[Figure scripts]
***
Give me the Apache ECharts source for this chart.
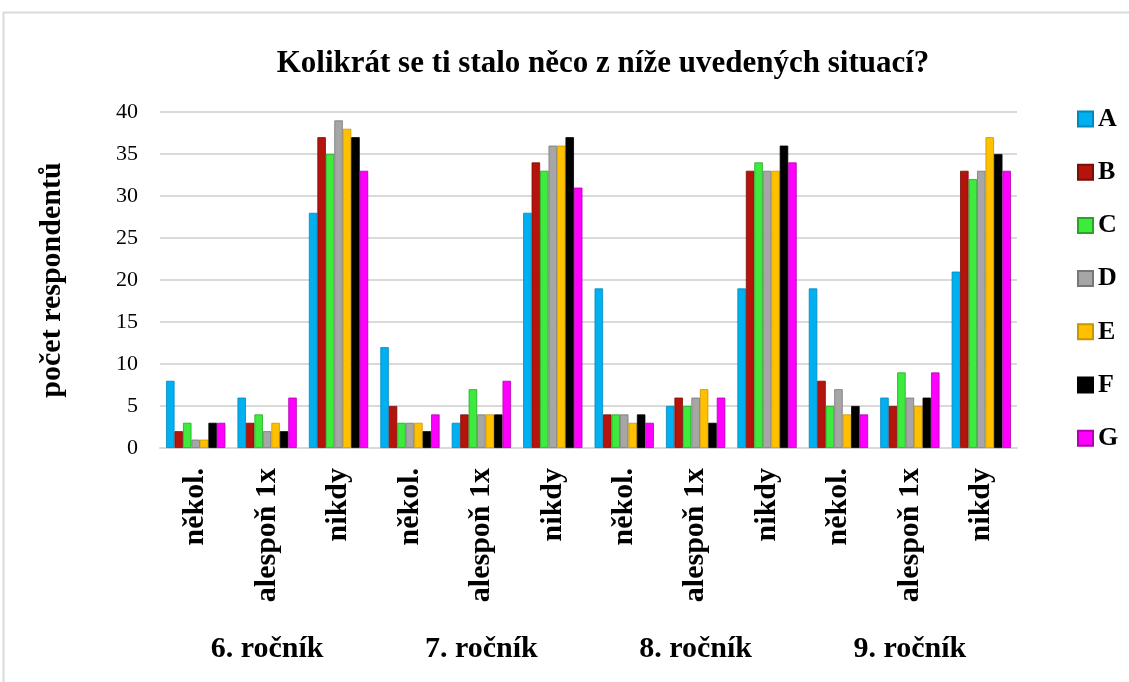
<!DOCTYPE html>
<html>
<head>
<meta charset="utf-8">
<script src="https://cdn.jsdelivr.net/npm/echarts@6/dist/echarts.min.js"></script>
<style>
html,body{margin:0;padding:0;background:#fff;}
#chart{width:1129px;height:682px;}
</style>
</head>
<body>
<div id="chart"></div>
<script>
const categories = ['někol.','alespoň 1x','nikdy','někol.','alespoň 1x','nikdy','někol.','alespoň 1x','nikdy','někol.','alespoň 1x','nikdy'];
const groups = ['6. ročník','7. ročník','8. ročník','9. ročník'];
const seriesNames = ['A','B','C','D','E','F','G'];
const valuesA = [8,6,28,12,3,28,19,5,19,19,6,21];
const valuesB = [2,3,37,5,4,34,4,6,33,8,5,33];
const valuesC = [3,4,35,3,7,33,4,5,34,5,9,32];
const valuesD = [1,2,39,3,4,36,4,6,33,7,6,33];
const valuesE = [1,3,38,3,4,36,3,7,33,4,5,37];
const valuesF = [3,2,37,2,4,37,4,3,36,5,6,35];
const valuesG = [3,6,33,4,8,31,3,6,34,4,9,33];
const yTicks = [0,5,10,15,20,25,30,35,40];

const allValues = [valuesA,valuesB,valuesC,valuesD,valuesE,valuesF,valuesG];
const colors = ['#00B0F0','#B5140C','#3EEA3E','#A6A6A6','#FFC000','#000000','#FF00FF'];
const borders = ['#0088bb','#7a0d08','#22a822','#777777','#c99600','#000000','#b000b0'];
const serif = "'Liberation Serif','Times New Roman',serif";

const chart = echarts.init(document.getElementById('chart'));
chart.setOption({
  backgroundColor:'#ffffff',
  color: colors,
  animation:false,
  title:{
    text:'Kolikrát se ti stalo něco z níže uvedených situací?',
    left: 598, textAlign:'center', top:43,
    textStyle:{fontFamily:serif,fontWeight:'bold',fontSize:31,color:'#000'}
  },
  graphic:[{
    type:'rect', silent:true,
    shape:{x:3.5,y:12.5,width:1140,height:700},
    style:{fill:'none',stroke:'#d9d9d9',lineWidth:2}
  }],
  legend:{
    orient:'vertical', left:1072, top:101,
    itemWidth:15, itemHeight:15, itemGap:27.2,
    icon:'rect',
    data: seriesNames,
    textStyle:{fontFamily:serif,fontWeight:'bold',fontSize:26,color:'#000',lineHeight:24}
  },
  grid:{left:160,right:112,top:112,bottom:234},
  xAxis:[{
    type:'category', data:categories,
    axisLine:{show:true,lineStyle:{color:'#d9d9d9',width:2}},
    axisTick:{show:false},
    axisLabel:{rotate:90,margin:20,interval:0,fontFamily:serif,fontWeight:'bold',fontSize:30,color:'#000'}
  },{
    type:'category', data:groups, position:'bottom', offset:178,
    axisLine:{show:false}, axisTick:{show:false},
    axisLabel:{margin:8,interval:0,fontFamily:serif,fontWeight:'bold',fontSize:30,color:'#000'}
  }],
  yAxis:{
    type:'value', min:0, max:40, interval:5,
    name:'počet respondentů', nameLocation:'middle', nameGap:93,
    nameTextStyle:{fontFamily:serif,fontWeight:'bold',fontSize:30,color:'#000'},
    axisLine:{show:false}, axisTick:{show:false},
    axisLabel:{margin:22,fontFamily:serif,fontSize:22,color:'#000',
      formatter:function(v){return yTicks.indexOf(v)>=0?String(v):'';}},
    splitLine:{lineStyle:{color:'#d9d9d9',width:2}}
  },
  series: seriesNames.map(function(n,i){
    return {
      name:n, type:'bar', xAxisIndex:0, data:allValues[i],
      barGap:'0%', barCategoryGap:'17%',
      itemStyle:{color:colors[i],borderColor:borders[i],borderWidth:0.8}
    };
  })
});
</script>
</body>
</html>
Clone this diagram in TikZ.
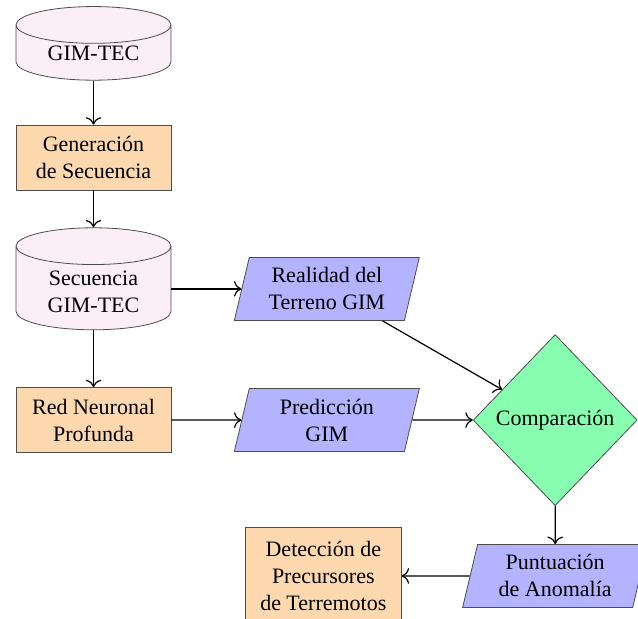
\documentclass[tikz,border=0pt]{standalone}
\usepackage{fontspec}
\setmainfont{Liberation Serif}
\usetikzlibrary{arrows.meta,positioning,shapes.geometric}
\definecolor{Blush}{HTML}{FBEEF6}
\definecolor{Peach}{HTML}{FED9B0}
\definecolor{Lavender}{HTML}{B3B3FF}
\definecolor{Mint}{HTML}{88FFB0}
\definecolor{Rim}{HTML}{4D4D4D}
\tikzset{
  store/.style={
    cylinder, shape border rotate=90, aspect=0.35, draw=Rim, fill=Blush,
    inner ysep=1pt, minimum width=77.5pt, minimum height=27pt, align=center
  },
  process/.style={
    rectangle, draw=Rim, fill=Peach,
    minimum width=77.5pt, minimum height=32.5pt, align=center
  },
  data/.style={
    trapezium, trapezium left angle=75, trapezium right angle=105,
    trapezium stretches body, draw=Rim, fill=Lavender,
    minimum width=92.5pt, minimum height=31.5pt, align=center
  },
  decision/.style={
    diamond, aspect=1, draw=Rim, fill=Mint,
    minimum width=82pt, minimum height=85.5pt, inner sep=0pt
  },
  flow/.style={-{To[length=1.3mm]}, semithick}
}

\begin{document}
\begin{tikzpicture}[font=\fontsize{11}{13.5}\selectfont]
        \useasboundingbox (0,0) rectangle (319pt,-309.5pt);
        \node[store,text depth=3.5pt] (gimtec) at (46.75pt,-28.25pt) {GIM-TEC};
        \node[process,below=22pt of gimtec] (gen) {Generación\\de Secuencia};
        \node[store,below=18.5pt of gen,minimum height=51pt] (seq) {Secuencia\\GIM-TEC};
        \node[process,below=28.5pt of seq] (dnn) {Red Neuronal\\Profunda};
        \node[data,right=35pt of seq,yshift=1.5pt] (real) {Realidad del\\Terreno GIM};
        \node[data,right=35pt of dnn] (pred) {Predicción\\GIM};
        \node[decision,right=30.25pt of pred] (cmp) {Comparación};
        \node[data,below=19pt of cmp] (score) {Puntuación\\de Anomalía};
        \node[process,left=34pt of score,minimum width=78pt,minimum height=49pt] (det) {Detección de\\Precursores\\de Terremotos};
        \draw[flow] (gimtec) -- (gen);
        \draw[flow] (gen) -- (seq);
        \draw[flow] (seq) -- (dnn);
        \draw[flow] (seq.east |- real.west) -- (real.west);
        \draw[flow] (dnn) -- (pred);
        \draw[flow] (real) -- (cmp);
        \draw[flow] (pred) -- (cmp);
        \draw[flow] (cmp) -- (score);
        \draw[flow] (score) -- (det);
      \end{tikzpicture}
\end{document}
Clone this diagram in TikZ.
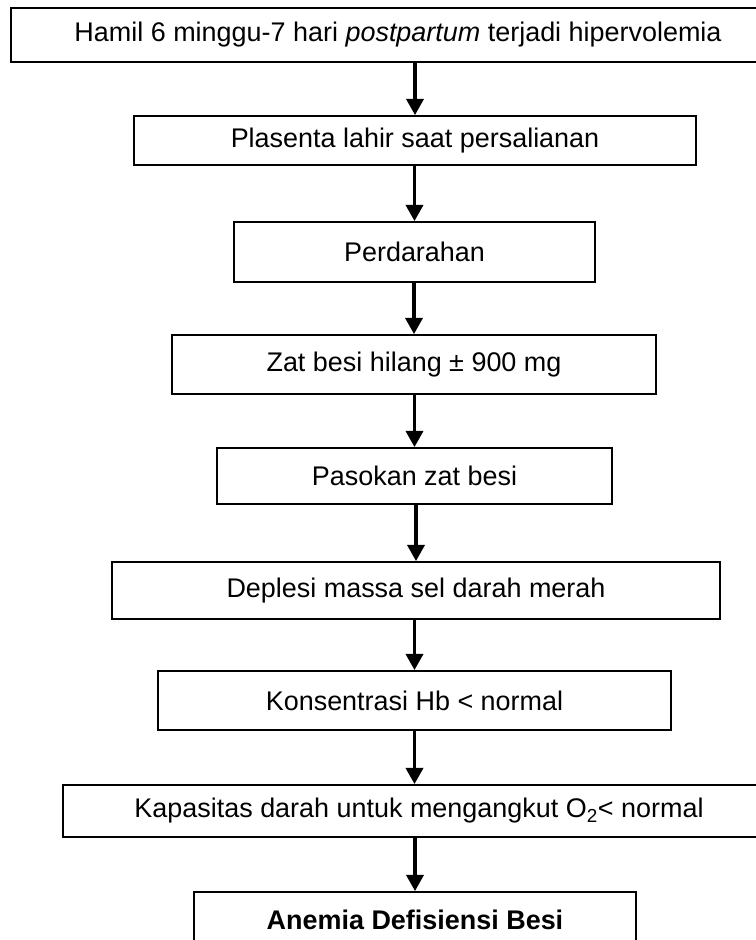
\documentclass[tikz,border=0pt]{standalone}
\usepackage{fontspec}
\setmainfont{Liberation Sans}
\usetikzlibrary{arrows.meta}

\tikzset{
    box/.style={draw, line width=1.4pt, inner sep=0pt, align=center,
        font=\fontsize{23}{27}\selectfont},
    flow/.style={line width=3.4pt, -{Triangle[width=14.5pt, length=14pt]}}
}

\begin{document}
\begin{tikzpicture}[x=0.03cm, y=-0.03cm]
        \useasboundingbox (0, 0) rectangle (756, 940);

        % Boxes (top to bottom)
        \node[box, minimum width=774*0.03cm, minimum height=54*0.03cm] (b1) at (398, 35)
            {Hamil 6 minggu-7 hari \textit{postpartum} terjadi hipervolemia};
        \node[box, minimum width=562*0.03cm, minimum height=49*0.03cm] (b2) at (415, 140.5)
            {Plasenta lahir saat persalianan};
        \node[box, minimum width=361*0.03cm, minimum height=60*0.03cm] (b3) at (414.5, 252)
            {Perdarahan};
        \node[box, minimum width=484*0.03cm, minimum height=59*0.03cm] (b4) at (414, 364.5)
            {Zat besi hilang ± 900 mg};
        \node[box, minimum width=395*0.03cm, minimum height=56*0.03cm] (b5) at (414.5, 476)
            {Pasokan zat besi};
        \node[box, minimum width=608*0.03cm, minimum height=57*0.03cm] (b6) at (416, 590.5)
            {Deplesi massa sel darah merah};
        \node[box, minimum width=513*0.03cm, minimum height=59*0.03cm] (b7) at (414.5, 700.5)
            {Konsentrasi Hb < normal};
        \node[box, minimum width=712*0.03cm, minimum height=52*0.03cm] (b8) at (419, 811)
            {Kapasitas darah untuk mengangkut O\textsubscript{2}< normal};
        \node[box, minimum width=442*0.03cm, minimum height=55*0.03cm] (b9) at (415, 919.5)
            {\textbf{Anemia Defisiensi Besi}};

        % Arrows between boxes
        \foreach \a/\b in {b1/b2, b2/b3, b3/b4, b4/b5, b5/b6, b6/b7, b8/b9} {
            \draw[flow] (\b.north |- \a.south) -- (\b.north);
        }
        \draw[flow] (b7.south) -- (b7.south |- b8.north);
    \end{tikzpicture}
\end{document}
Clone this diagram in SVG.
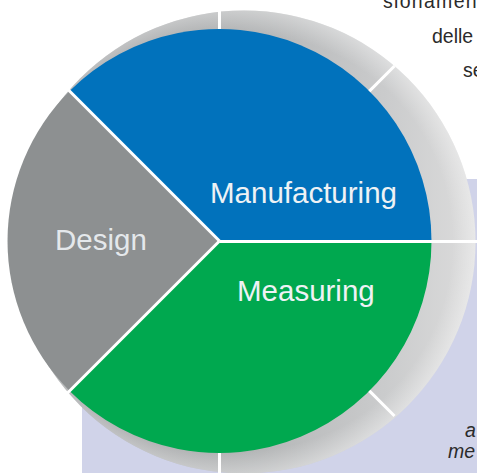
<svg xmlns="http://www.w3.org/2000/svg" width="477" height="473" viewBox="0 0 477 473">
  <defs>
    <linearGradient id="ringGrad" x1="0" y1="0" x2="1" y2="0">
      <stop offset="0" stop-color="#8f9193"/>
      <stop offset="0.45" stop-color="#aeb0b1"/>
      <stop offset="0.8" stop-color="#cacbcc"/>
      <stop offset="1" stop-color="#dcdcdc"/>
    </linearGradient>
    <radialGradient id="rimGrad" cx="244" cy="242" r="231.5" gradientUnits="userSpaceOnUse">
      <stop offset="0.9" stop-color="#ffffff" stop-opacity="0"/>
      <stop offset="1" stop-color="#ffffff" stop-opacity="0.35"/>
    </radialGradient>
    <style>
      .para { font-family: "Liberation Sans", Arial, sans-serif; font-size: 19.5px; fill: #2b2b2b; }
      .label { font-family: "Liberation Sans", Arial, sans-serif; font-size: 29.5px; fill: #eef2f5; }
      .sep { stroke: #ffffff; stroke-width: 3; fill: none; }
    </style>
  </defs>

  <rect x="0" y="0" width="477" height="473" fill="#ffffff"/>
  <rect id="panel" x="82" y="179" width="395" height="294" fill="#d0d3e9"/>

  <g id="paragraph">
    <text class="para" x="383" y="8" letter-spacing="1.3">sionamen</text>
    <text class="para" x="432" y="43">delle</text>
    <text class="para" x="463" y="77">se</text>
    <text class="para" x="465" y="437" font-style="italic">a</text>
    <text class="para" x="448" y="458" font-style="italic">me</text>
  </g>

  <g id="ring">
    <circle cx="244" cy="242" r="231.5" fill="url(#ringGrad)"/>
    <circle cx="244" cy="242" r="231.5" fill="url(#rimGrad)"/>
  </g>

  <g id="design">
    <path d="M219.5 241 L69.6 91.1 A212 212 0 0 0 69.6 390.9 Z" fill="#8d9091"/>
    <text class="label" x="55" y="250" fill-opacity="0.92">Design</text>
  </g>

  <g id="manufacturing">
    <path d="M219.5 241 L69.6 91.1 A212 212 0 0 1 431.5 241 Z" fill="#0172bc"/>
    <text class="label" x="210" y="203">Manufacturing</text>
  </g>

  <g id="measuring">
    <path d="M219.5 241 L431.5 241 A212 212 0 0 1 69.6 390.9 Z" fill="#00a84f"/>
    <text class="label" x="237" y="301">Measuring</text>
  </g>

  <g id="connectors">
    <line class="sep" x1="219.5" y1="241" x2="62" y2="83.5"/>
    <line class="sep" x1="219.5" y1="241" x2="62" y2="398.5"/>
    <line class="sep" x1="219.5" y1="241.5" x2="477" y2="241.5"/>
    <line class="sep" x1="219.5" y1="29" x2="219.5" y2="9"/>
    <line class="sep" x1="219.5" y1="453" x2="219.5" y2="473"/>
    <line class="sep" x1="369.4" y1="91.1" x2="394.5" y2="66"/>
    <line class="sep" x1="369.4" y1="390.9" x2="394.5" y2="416"/>
  </g>
</svg>
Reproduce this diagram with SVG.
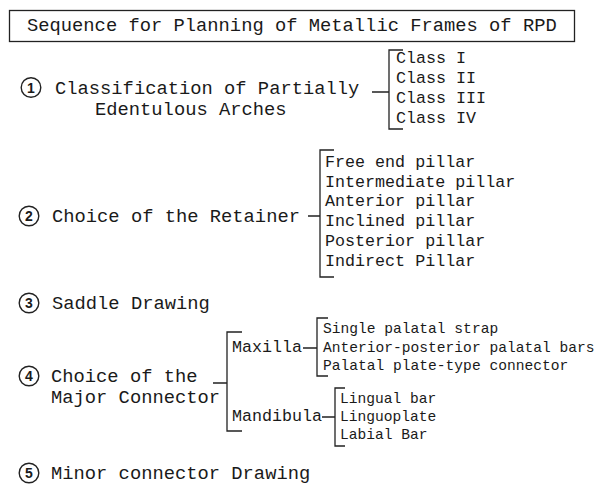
<svg xmlns="http://www.w3.org/2000/svg" width="597" height="484" viewBox="0 0 597 484">
<style>
text{font-family:"Liberation Mono","Courier New",monospace;fill:#1a1a1a}
.h{font-size:18.8px}
.s{font-size:16.7px}
.t{font-size:14.6px}
.d{font-family:"Liberation Sans",Arial,sans-serif;font-size:14px;font-weight:bold;text-anchor:middle}
.c{fill:none;stroke:#222;stroke-width:1.4}
.ln{fill:none;stroke:#222;stroke-width:1.3}
</style>
<rect width="597" height="484" fill="#fff"/>
<g id="title">
<rect x="9.5" y="10.5" width="565" height="31" class="ln"/>
<text class="h" x="27" y="31">Sequence for Planning of Metallic Frames of RPD</text>
</g>
<g id="step1">
<circle class="c" cx="31" cy="87.5" r="9.8"/>
<text class="d" x="31" y="92.5">1</text>
<text class="h" x="55" y="94">Classification of Partially</text>
<text class="h" x="95" y="115">Edentulous Arches</text>
</g>
<g id="classes">
<text class="s" x="396" y="63">Class I</text>
<text class="s" x="396" y="83">Class II</text>
<text class="s" x="396" y="103">Class III</text>
<text class="s" x="396" y="123">Class IV</text>
</g>
<g id="step2">
<circle class="c" cx="29" cy="216" r="9.8"/>
<text class="d" x="29" y="221">2</text>
<text class="h" x="52" y="222">Choice of the Retainer</text>
</g>
<g id="retainers">
<text class="s" x="325" y="167">Free end pillar</text>
<text class="s" x="325" y="187">Intermediate pillar</text>
<text class="s" x="325" y="206">Anterior pillar</text>
<text class="s" x="325" y="226">Inclined pillar</text>
<text class="s" x="325" y="246">Posterior pillar</text>
<text class="s" x="325" y="266">Indirect Pillar</text>
</g>
<g id="step3">
<circle class="c" cx="29" cy="303" r="9.8"/>
<text class="d" x="29" y="308">3</text>
<text class="h" x="52" y="309">Saddle Drawing</text>
</g>
<g id="step4">
<circle class="c" cx="29" cy="376" r="9.8"/>
<text class="d" x="29" y="381">4</text>
<text class="h" x="51" y="382">Choice of the</text>
<text class="h" x="51" y="403">Major Connector</text>
</g>
<g id="maxilla">
<text class="s" x="232" y="352">Maxilla</text>
</g>
<g id="maxilla-items">
<text class="t" x="323" y="333">Single palatal strap</text>
<text class="t" x="323" y="352">Anterior-posterior palatal bars</text>
<text class="t" x="323" y="370">Palatal plate-type connector</text>
</g>
<g id="mandibula">
<text class="s" x="232" y="421">Mandibula</text>
</g>
<g id="mandibula-items">
<text class="t" x="340" y="403">Lingual bar</text>
<text class="t" x="340" y="421">Linguoplate</text>
<text class="t" x="340" y="439">Labial Bar</text>
</g>
<g id="step5">
<circle class="c" cx="29" cy="473" r="9.8"/>
<text class="d" x="29" y="478">5</text>
<text class="h" x="51" y="479">Minor connector Drawing</text>
</g>
<g id="connectors" class="ln">
<path d="M372 92H389M403 50H389V129H403"/>
<path d="M308 216H320M334 150H320V277H334"/>
<path d="M213 383H227M242 332H227V431H242"/>
<path d="M303 348H317M328 318H317V376H328"/>
<path d="M322 417H335M345 388H335V446H345"/>
</g>
</svg>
***
REQUEST:
Read the lines above. Gather those in which the string "this" is found.

ANSWER TO THE EXERCISE:
Give me the Apache ECharts source for this chart.
Clone this diagram in TikZ.
Clone this diagram in TikZ.
Clone this diagram in SVG.
Reproduce this diagram with SVG.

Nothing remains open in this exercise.